JF: In 2 sentences, what is the argument of The Inquisition’s Inquisitor?

RK: Apart from offering new and original insights into Lea’s personal life, the book highlights the extent to which Lea’s pioneering, archival-based histories of the medieval and Spanish inquisitions, in addition to initiating the start of a “golden age of inquisitorial scholarship,” contributed to the start of what was generally known as “scientific” history in the United States.
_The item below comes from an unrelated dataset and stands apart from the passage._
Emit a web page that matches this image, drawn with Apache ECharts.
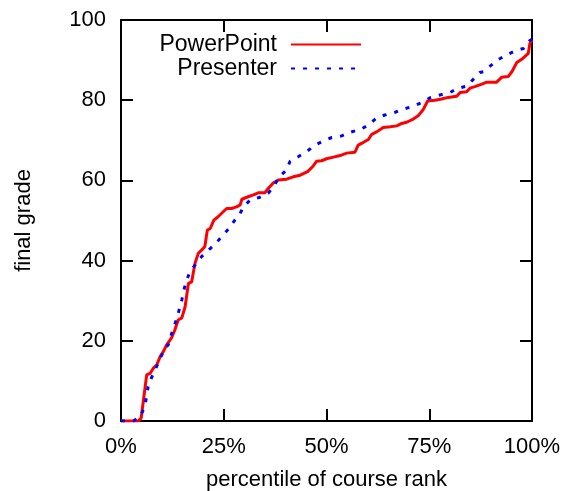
<!DOCTYPE html>
<html>
<head>
<meta charset="utf-8">
<script src="https://cdn.jsdelivr.net/npm/echarts@6/dist/echarts.min.js"></script>
<style>
html,body{margin:0;padding:0;background:#fff;}
#c{width:566px;height:491px;}
</style>
</head>
<body>
<div id="c"></div>
<script>
// Series names
const seriesNames = ['PowerPoint', 'Presenter'];
// PowerPoint: percentile of course rank (%) and final grade
const pptX = [0,4.2,4.9,6.25,7.1,7.9,8.7,9.5,10.3,11.1,12.3,13.1,13.9,14.8,15.6,16.4,17.2,18,18.8,19.6,20.4,21,21.7,22.6,23.7,24.5,25.7,26.9,28.1,29,29.4,30.6,32.2,33.4,35,35.8,37.1,38.3,40.3,41.9,43.6,45.4,46.6,47.6,48.8,50,51.7,53.3,54.9,56.9,57.7,59,60.2,61,62.2,63.8,65.5,67.1,68.3,69.5,71.1,72.3,73.5,74.6,76.4,78,79.6,81.7,82.5,84.1,84.9,86.1,87.8,89,91.4,92.6,94.2,95.1,96.3,97.5,99.1,99.5,100];
const pptY = [0,0,0.7,11.5,11.9,13.2,14,16,17.3,19,20.7,22.7,25.2,25.7,28.5,34.3,34.7,39.3,41.8,42.6,43.5,47.6,48,50.1,51,51.8,53,53,53.4,53.9,55.3,55.8,56.4,56.9,56.9,58,59.4,60.1,60.3,60.9,61.3,62.2,63.4,64.8,64.9,65.4,65.8,66.2,66.8,67,68.8,69.5,70.2,71.5,72.1,73.2,73.4,73.6,74.2,74.5,75.3,76.1,77.6,79.8,80,80.3,80.7,81,81.9,82.1,83,83.4,84,84.5,84.5,85.7,85.9,87.1,89.4,90.2,91.7,94.2,95];
// Presenter
const presX = [0,3,4.6,5.8,6.6,7.5,8.3,9.5,10.7,11.5,12.7,13.6,14.8,15.3,16,16.8,18,19.6,20.6,21.7,23.1,24.5,26.1,27.7,28.8,29.8,31.4,33.8,35.8,37.1,38.5,40.3,41.1,43.1,45.2,47.2,49.2,51.3,53.7,55.7,58.2,60.2,62.2,64.2,66.7,68.7,70.9,73.2,75.2,77.6,80,82.1,84.1,85.7,87.3,88.2,89.8,91.6,93.8,95.9,97.9,99.4,100];
const presY = [0,0,1,3.6,8.6,11,12.7,15.6,18.1,19,23.1,25.6,30.2,32.7,35.2,37.2,38.9,41,42,43,44.3,46,47.8,50.1,51.4,53.4,55.1,55.8,56.8,58.4,60.9,62.6,64.7,65.9,67.2,68.8,69.8,70.7,71.1,72,72.7,73.8,75.6,76.3,77,77.8,78.4,79.4,80.6,81.3,81.9,83,83.5,85.2,86.9,87.1,88.5,90,91.3,92.3,92.9,94.8,95.2];
// Axis settings
const xTicks = [0, 25, 50, 75, 100];
const yTicks = [0, 20, 40, 60, 80, 100];
const xTitle = 'percentile of course rank';
const yTitle = 'final grade';

const pair = (xs, ys) => xs.map((x, i) => [x, ys[i]]);
const FONT = '"Liberation Sans", Arial, Helvetica, sans-serif';
const axisLine = {show: true, onZero: false, lineStyle: {color: '#000', width: 2}};
const tick = {show: true, inside: true, length: 12, lineStyle: {color: '#000', width: 2}};

const chart = echarts.init(document.getElementById('c'), null, {renderer: 'canvas'});
chart.setOption({
  animation: false,
  backgroundColor: '#fff',
  textStyle: {fontFamily: FONT},
  grid: {left: 121, right: 34, top: 20, bottom: 70, containLabel: false, outerBoundsMode: 'none'},
  legend: {
    orient: 'vertical', right: 204, top: 33, padding: 0,
    align: 'right', itemWidth: 70, itemHeight: 14, itemGap: 1,
    itemStyle: {opacity: 0, borderWidth: 0},
    textStyle: {fontFamily: FONT, fontSize: 23, color: '#000', padding: [0, 9, 0, 0]},
    data: seriesNames
  },
  xAxis: [{
    type: 'value', min: xTicks[0], max: xTicks[xTicks.length - 1], interval: 25,
    position: 'bottom', axisLine, axisTick: tick, splitLine: {show: false},
    axisLabel: {fontFamily: FONT, fontSize: 22, color: '#000', margin: 15, formatter: '{value}%'},
    name: xTitle, nameLocation: 'middle', nameGap: 48,
    nameTextStyle: {fontFamily: FONT, fontSize: 22, color: '#000'}
  }, {
    type: 'value', min: xTicks[0], max: xTicks[xTicks.length - 1], interval: 25,
    position: 'top', axisLine, axisTick: tick, splitLine: {show: false},
    axisLabel: {show: false}
  }],
  yAxis: [{
    type: 'value', min: yTicks[0], max: yTicks[yTicks.length - 1], interval: 20,
    position: 'left', axisLine, axisTick: tick, splitLine: {show: false},
    axisLabel: {fontFamily: FONT, fontSize: 22, color: '#000', margin: 15},
    name: yTitle, nameLocation: 'middle', nameGap: 86,
    nameTextStyle: {fontFamily: FONT, fontSize: 22, color: '#000'}
  }, {
    type: 'value', min: yTicks[0], max: yTicks[yTicks.length - 1], interval: 20,
    position: 'right', axisLine, axisTick: tick, splitLine: {show: false},
    axisLabel: {show: false}
  }],
  series: [{
    name: seriesNames[0], type: 'line', data: pair(pptX, pptY),
    showSymbol: false, symbol: 'none', color: '#ff0000',
    lineStyle: {color: '#ff0000', width: 3}, z: 3
  }, {
    name: seriesNames[1], type: 'line', data: pair(presX, presY),
    showSymbol: false, symbol: 'none', color: '#0000ff',
    lineStyle: {color: '#0000ff', width: 3, type: [4, 8]}, z: 4
  }]
});
</script>
</body>
</html>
Yet it also examines the extent to which Lea’s personal prejudices and suppositions relating to the history of the Catholic Church colored his supposedly objective, “fact-based” methodology.

JF: Why do we need to read The Inquisition’s Inquisitor?

RK: I am not sure that we need to read it, but if you are interested in the history of nineteenth-century Philadelphia, the history of historiography during the 19th Century, and especially historiography relating to the Inquisition, you are certain to find something new in this book.

JF: Why and when did you become an American historian?

RK: To be honest, I am not a card-carrying “American” (that is, “North American” ) historian. Rather, I identify – and certainly most of my colleagues identify me as – a historian of Spain and the broader Hispanic world. It was my interest in Spanish history, and that of Spanish historians in particular, that led me to Lea.

JF: What is your next project?

RK: I actually have two: one on the history and evolution of “Hispanism” as practiced in the US, and the other on “la Famosa Filadelfia,” which examines Philadelphia’s contributions to the revolutionary movements in Spanish America at the start of the nineteenth century.

JF: Thanks, Richard!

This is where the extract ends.